Recent episodes are refreshing in their timeliness. They tackle contemporary, real-world issues that viewers can immediately relate to, like the use of body cameras on patrol officers, sexual assault on college campuses, protest movements, human trafficking, drug addiction, terrorism—the list is long. But it is the setting in which many of these discussions play out that is most appealing: the Sunday dinner table. The Reagans, a practicing Catholic family whose faith plays a significant role in their lives and thus the series, gather every Sunday after Mass for a family dinner. It is across the long, food-laden table that the various generations of the Reagan family reveal their perspectives and moral understandings, gained through experience, time, education or some combination of the three.

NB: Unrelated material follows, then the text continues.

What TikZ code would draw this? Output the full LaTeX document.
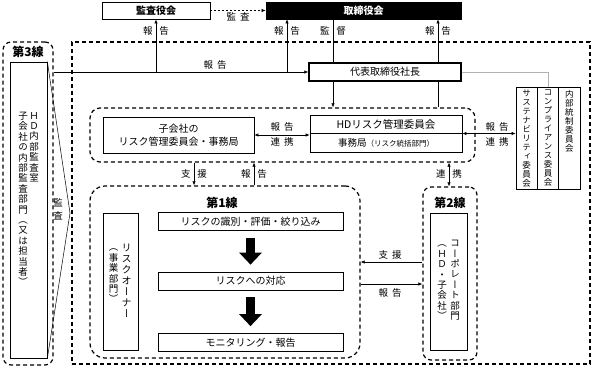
\documentclass[tikz,border=0pt]{standalone}
\usepackage{fontspec}
\setmainfont{Noto Sans CJK JP}
\newfontfamily\tatefont[RawFeature=+vert]{Noto Sans CJK JP}
\usetikzlibrary{arrows.meta}
\makeatletter
\newcommand\tate[1]{\def\tate@out{}\def\tate@sep{}%
  \@tfor\tate@c:=#1\do{\edef\tate@out{\unexpanded\expandafter{\tate@out}\unexpanded\expandafter{\tate@sep}\unexpanded\expandafter{\tate@c}}\def\tate@sep{\\}}%
  \tate@out}
\makeatother

\begin{document}
\begin{tikzpicture}[x=1pt,y=-1pt,
  box/.style={draw,line width=.7pt,inner sep=0pt,align=center,font=\fontsize{10}{12.5}\selectfont},
  grp/.style={draw,line width=1.2pt,dash pattern=on 4pt off 3pt,rounded corners=10pt,inner sep=0pt},
  lbl/.style={inner sep=0pt,font=\fontsize{9.5}{11}\selectfont},
  ttl/.style={inner sep=0pt,font=\fontsize{12}{14}\selectfont\bfseries},
  tate/.style={inner sep=0pt,anchor=north,align=center,font=\tatefont\fontsize{9.5}{10.4}\selectfont},
  arr/.style={-{Latex[length=4pt,width=3.4pt]},line width=.6pt},
  darr/.style={{Latex[length=4pt,width=3.4pt]}-{Latex[length=4pt,width=3.4pt]},line width=.6pt},
  blk/.style={line width=9pt,-{Triangle[length=12pt,width=22pt]},shorten <=7pt,shorten >=7pt}]
\useasboundingbox (0,0) rectangle (594,366);
\node[box,line width=.9pt,minimum width=108pt,minimum height=17pt,font=\fontsize{10}{12}\selectfont\bfseries] (audit) at (156,10.5) {監査役会};
\node[box,fill=black,text=white,minimum width=195pt,minimum height=17pt,font=\fontsize{10}{12}\selectfont\bfseries] (board) at (363.5,10.5) {取締役会};
\node[box,line width=1.3pt,minimum width=152pt,minimum height=18pt] (ceo) at (385,72) {代表取締役社長};
\node[grp,rounded corners=0pt,minimum width=518pt,minimum height=322pt] (whole) at (331,203) {};

\node[grp,rounded corners=8pt,minimum width=50pt,minimum height=323pt] (line3) at (28,203.5) {};
\node[ttl] (t3) at (28,52) {第3線};
\node[box,minimum width=37pt,minimum height=296pt] (audbox) at (28.5,210) {};
\node[tate] (aud1) at (34,112) {\tate{ＨＤ内部監査室}};
\node[tate] (aud2) at (23,112) {\tate{子会社の内部監査部門（又は担当者）}};
\coordinate (tip) at (70,213);
\draw[line width=.5pt] (audbox.north east) -- (tip) -- (audbox.south east);
\node[lbl,align=center,font=\fontsize{9.5}{13}\selectfont] (audlbl) at (58,209) {監\\査};

\node[grp,minimum width=385pt,minimum height=54pt] (hdgrp) at (282.5,135) {};
\node[box,minimum width=151pt,minimum height=36pt] (subrm) at (178.5,135) {子会社の\\リスク管理委員会・事務局};
\node[box,minimum width=152pt,minimum height=37pt] (hdrm) at (386,133.5) {};
\draw[line width=.7pt] (hdrm.west) -- (hdrm.east);
\node[inner sep=0pt,font=\fontsize{10.5}{12}\selectfont] (hdtop) at (386,124.5) {HDリスク管理委員会};
\node[inner sep=0pt,font=\fontsize{9.5}{12}\selectfont] (hdbot) at (386,142.5) {事務局{\fontsize{7.5}{9}\selectfont（リスク統括部門）}};

\node[box,minimum width=64pt,minimum height=102pt] (comm) at (548,138) {};
\draw[line width=.7pt] ([xshift=-10.7pt]comm.north) -- ([xshift=-10.7pt]comm.south);
\draw[line width=.7pt] ([xshift=10.7pt]comm.north) -- ([xshift=10.7pt]comm.south);
\node[tate,font=\tatefont\fontsize{8.5}{9}\selectfont] (c1) at (526.6,90) {\tate{サステナビリティ委員会}};
\node[tate,font=\tatefont\fontsize{8.5}{9}\selectfont] (c2) at (548,90) {\tate{コンプライアンス委員会}};
\node[tate,font=\tatefont\fontsize{8.5}{9}\selectfont] (c3) at (569.4,90) {\tate{内部統制委員会}};

\node[grp,rounded corners=15pt,minimum width=270pt,minimum height=172pt] (line1) at (225,272) {};
\node[ttl] (t1) at (222,203) {第1線};
\node[box,minimum width=185pt,minimum height=18pt] (step1) at (250.5,221.5) {リスクの識別・評価・絞り込み};
\node[box,minimum width=185pt,minimum height=18pt] (step2) at (250.5,281) {リスクへの対応};
\node[box,minimum width=185pt,minimum height=18pt] (step3) at (250.5,342.5) {モニタリング・報告};
\node[box,minimum width=35pt,minimum height=137pt] (owner) at (120.5,281.5) {};
\node[tate,font=\tatefont\fontsize{10}{11}\selectfont] (own1) at (126.5,244) {\tate{リスクオーナー}};
\node[tate] (own2) at (113.5,249) {\tate{（事業部門）}};

\node[grp,rounded corners=8pt,minimum width=54pt,minimum height=173pt] (line2) at (450,273.5) {};
\node[ttl] (t2) at (450,203) {第2線};
\node[box,minimum width=37pt,minimum height=137pt] (corp) at (448.5,281.5) {};
\node[tate] (corp1) at (455,240) {\tate{コーポレート部門}};
\node[tate] (corp2) at (442,245) {\tate{（ＨＤ・子会社）}};

\draw[arr,dash pattern=on 2pt off 2pt] (audit) -- (board);
\node[lbl] (l1) at (238,17) {監\hspace{4pt}査};
\draw[arr] (line3.east |- ceo.west) -- (ceo.west);
\node[lbl] (l2) at (215,65) {報\hspace{4pt}告};
\draw[arr] (audit.south |- ceo.west) -- (audit.south);
\node[lbl] (l3) at (156,31) {報\hspace{7pt}告};
\coordinate (rb) at (287,72);
\draw[arr] (rb) -- (rb |- board.south);
\node[lbl] (l4) at (287,31) {報\hspace{7pt}告};
\coordinate (sv) at (333,0);
\draw[line width=.6pt] (sv |- board.south) -- (sv |- ceo.north);
\draw[arr] (sv |- ceo.south) -- (sv |- hdgrp.north);
\node[lbl] (l5) at (333,31) {監\hspace{7pt}督};
\coordinate (rp) at (438,0);
\draw[line width=.6pt] (rp |- hdgrp.north) -- (rp |- ceo.south);
\draw[arr] (rp |- ceo.north) -- (rp |- board.south);
\node[lbl] (l6) at (438,31) {報\hspace{7pt}告};
\draw[gray!60,line width=.8pt] (ceo.east) -| (comm.north);

\draw[darr] (hdrm.east) -- (hdrm.east -| comm.west);
\node[lbl] (l7) at (497,126.5) {報\hspace{4pt}告};
\node[lbl] (l8) at (497,141.5) {連\hspace{4pt}携};
\draw[darr] (subrm.east) -- (subrm.east -| hdrm.west);
\node[lbl] (l9) at (282,126.5) {報\hspace{4pt}告};
\node[lbl] (l10) at (282,141.5) {連\hspace{4pt}携};

\coordinate (sp) at (194,0);
\draw[arr] (sp |- hdgrp.south) -- (sp |- line1.north);
\node[lbl] (l11) at (194,174) {支\hspace{7pt}援};
\coordinate (rq) at (254,0);
\draw[arr] (rq |- line1.north) -- (rq |- hdgrp.south);
\node[lbl] (l12) at (254,174) {報\hspace{7pt}告};
\coordinate (lk) at (449,0);
\draw[darr] (lk |- hdgrp.south) -- (lk |- line2.north);
\node[lbl] (l13) at (449,174) {連\hspace{7pt}携};

\draw[arr] ([yshift=11.5pt]line2.west) -- ([yshift=11.5pt]line2.west -| line1.east);
\node[lbl] (l14) at (390,255) {支\hspace{4pt}援};
\draw[arr] ([yshift=-10.5pt]line2.west -| line1.east) -- ([yshift=-10.5pt]line2.west);
\node[lbl] (l15) at (390,293) {報\hspace{4pt}告};

\draw[blk] (step1.south) -- (step2.north);
\draw[blk] (step2.south) -- (step3.north);
\end{tikzpicture}
\end{document}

Compared with the unpredictable nature of their jobs, the family dinner table scenes provide a stable and nurturing setting for the questions raised by each episode to play out. The family dinner, which some may consider a throwback to another era in America, provides an integral service in that it allows for the Reagans to have the same laughs, the same fights, the same in-depth discussions that so many Americans remember and still have today. It welcomes the viewer as part of the family.

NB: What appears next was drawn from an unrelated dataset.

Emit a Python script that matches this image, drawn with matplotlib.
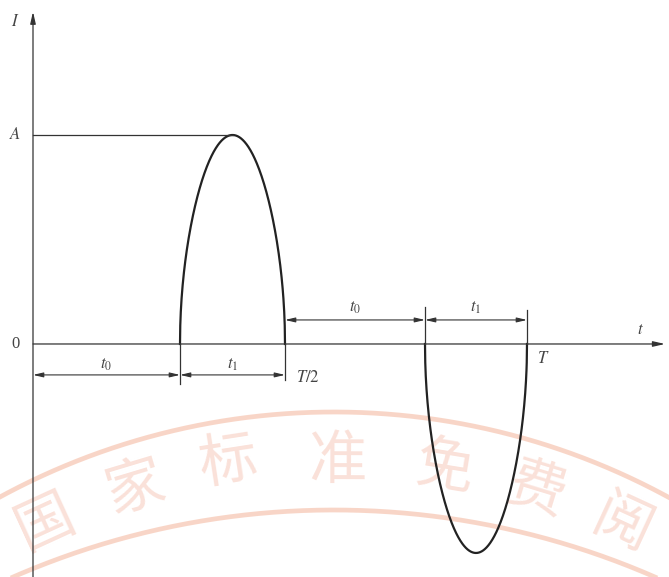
import numpy as np
import matplotlib
matplotlib.use('Agg')
import matplotlib.pyplot as plt

plt.rcParams['mathtext.fontset'] = 'stix'
plt.rcParams['font.family'] = ['Liberation Serif', 'DejaVu Serif']

# pulse edges (fractions of the period)
pulse_start = [0.294, 0.784]
pulse_end = [0.504, 0.988]
pulse_sign = [1, -1]
amp = 1.0
half_period = 0.504
period = 0.988

# watermark (pixel positions in the scanned page)
wm_chars = ['国', '家', '标', '准', '免', '费', '阅']
wm_x = [46, 135, 228, 337, 445, 537, 622]
wm_y = [522, 488, 462, 462, 468, 490, 526]

line_col = '#333333'
txt_col = '#444444'

fig = plt.figure(figsize=(6.69, 5.77), dpi=100)

# watermark layer, pixel coordinates
axw = fig.add_axes([0, 0, 1, 1], zorder=0)
axw.set_xlim(0, 669)
axw.set_ylim(577, 0)
axw.axis('off')
for cx, cy, r in [(334, 1111, 699), (334, 1312, 802)]:
    phi = np.linspace(-0.6, 0.6, 200)
    axw.plot(cx + r * np.sin(phi), cy - r * np.cos(phi),
             color='#f4b49a', lw=3.4, alpha=0.55, solid_capstyle='butt')
for ch, x, y in zip(wm_chars, wm_x, wm_y):
    rot = -np.degrees(np.arctan2(x - 334, 1150 - y))
    axw.text(x, y, ch, fontsize=42, color='#f0a48c', alpha=0.33,
             ha='center', va='center', rotation=rot,
             family=['Noto Sans CJK SC', 'DejaVu Sans'])

# main drawing
ax = fig.add_axes([0, 0, 1, 1], zorder=1)
ax.patch.set_visible(False)
ax.set_xlim(-0.066, 1.272)
ax.set_ylim(-1.115, 1.646)
ax.axis('off')

arrow_kw = dict(arrowstyle='-|>,head_length=0.7,head_width=0.16',
                color=line_col, lw=0.9, shrinkA=0, shrinkB=0)
dim_kw = dict(arrowstyle='<|-|>,head_length=0.6,head_width=0.14',
              color=line_col, lw=0.8, shrinkA=0, shrinkB=0)

# axes with arrows
ax.annotate('', xy=(0, 1.59), xytext=(0, -1.115), arrowprops=arrow_kw)
ax.annotate('', xy=(1.264, 0), xytext=(0, 0), arrowprops=arrow_kw)

# pulses
for s, e, sg in zip(pulse_start, pulse_end, pulse_sign):
    u = np.linspace(0, 1, 400)
    x = s + (e - s) * u
    y = sg * amp * np.sqrt(np.sin(np.pi * u))
    ax.plot(x, y, color='#222222', lw=1.6)

# A level line
ax.plot([0, (pulse_start[0] + pulse_end[0]) / 2], [amp, amp], color=line_col, lw=0.9)

# extension lines
ax.plot([pulse_start[0]] * 2, [0, -0.19], color=line_col, lw=0.9)
ax.plot([pulse_end[0]] * 2, [0, -0.17], color=line_col, lw=0.9)
ax.plot([pulse_start[1]] * 2, [0, 0.175], color=line_col, lw=0.9)
ax.plot([pulse_end[1]] * 2, [0, 0.165], color=line_col, lw=0.9)

# dimension lines
yb, ya = -0.148, 0.115
ax.annotate('', xy=(0, yb), xytext=(pulse_start[0], yb), arrowprops=dim_kw)
ax.annotate('', xy=(pulse_start[0], yb), xytext=(pulse_end[0], yb), arrowprops=dim_kw)
ax.annotate('', xy=(pulse_end[0], ya), xytext=(pulse_start[1], ya), arrowprops=dim_kw)
ax.annotate('', xy=(pulse_start[1], ya), xytext=(pulse_end[1], ya), arrowprops=dim_kw)

fs = 12
ax.text(pulse_start[0] / 2, -0.1, r'$t_0$', fontsize=fs, color=txt_col, ha='center', va='center')
ax.text((pulse_start[0] + pulse_end[0]) / 2, -0.1, r'$t_1$', fontsize=fs, color=txt_col, ha='center', va='center')
ax.text((pulse_end[0] + pulse_start[1]) / 2, 0.172, r'$t_0$', fontsize=fs, color=txt_col, ha='center', va='center')
ax.text((pulse_start[1] + pulse_end[1]) / 2, 0.172, r'$t_1$', fontsize=fs, color=txt_col, ha='center', va='center')
ax.text(half_period + 0.022, -0.165, r'$T/2$', fontsize=fs, color=txt_col, ha='left', va='center')
ax.text(period + 0.02, -0.07, r'$T$', fontsize=fs, color=txt_col, ha='left', va='center')
ax.text(1.214, 0.065, r'$t$', fontsize=fs, color=txt_col, ha='center', va='center')
ax.text(-0.036, 1.54, r'$I$', fontsize=fs, color=txt_col, ha='center', va='center')
ax.text(-0.036, amp, r'$A$', fontsize=fs, color=txt_col, ha='center', va='center')
ax.text(-0.036, 0, '0', fontsize=fs, color=txt_col, ha='center', va='center')

fig.savefig('out.png', dpi=100)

One of the biggest criticisms of the show is that it tends to be too archetypal in the way it portrays the Reagan family: An Irish-Catholic American family dedicates itself to the public good through police work in order to support their families, with the three oldest men in the Reagan family being veterans of the U.S. Marine Corps, each of whom served overseas in three different wars. While this all-American family is certainly relatable, it sometimes strikes the viewer as clichéd. Similar clichés strike when it comes to the relationship between Commissioner Frank Reagan and the Catholic Church. For example, when the commissioner and the fictional archbishop of New York disagree over issues of gay and lesbian rights, both sides lack the real-life nuance often given to such issues. But it is in the quieter moments that their Catholic faith shines. Danny goes to his priest for counseling; Frank has lunch with a boyhood friend who is now a monsignor. So while there are larger overtones that are false stereotypes, there are also genuinely beautiful displays of faith and sacrament throughout the series.
“Blue Bloods” makes us examine our own motives, relationships and faith. Not only can viewers join in as the Reagans work out the typical whodunnit scenario, but we are welcome to accompany the Reagans on their quest to discern right from wrong and how and when one crosses that line.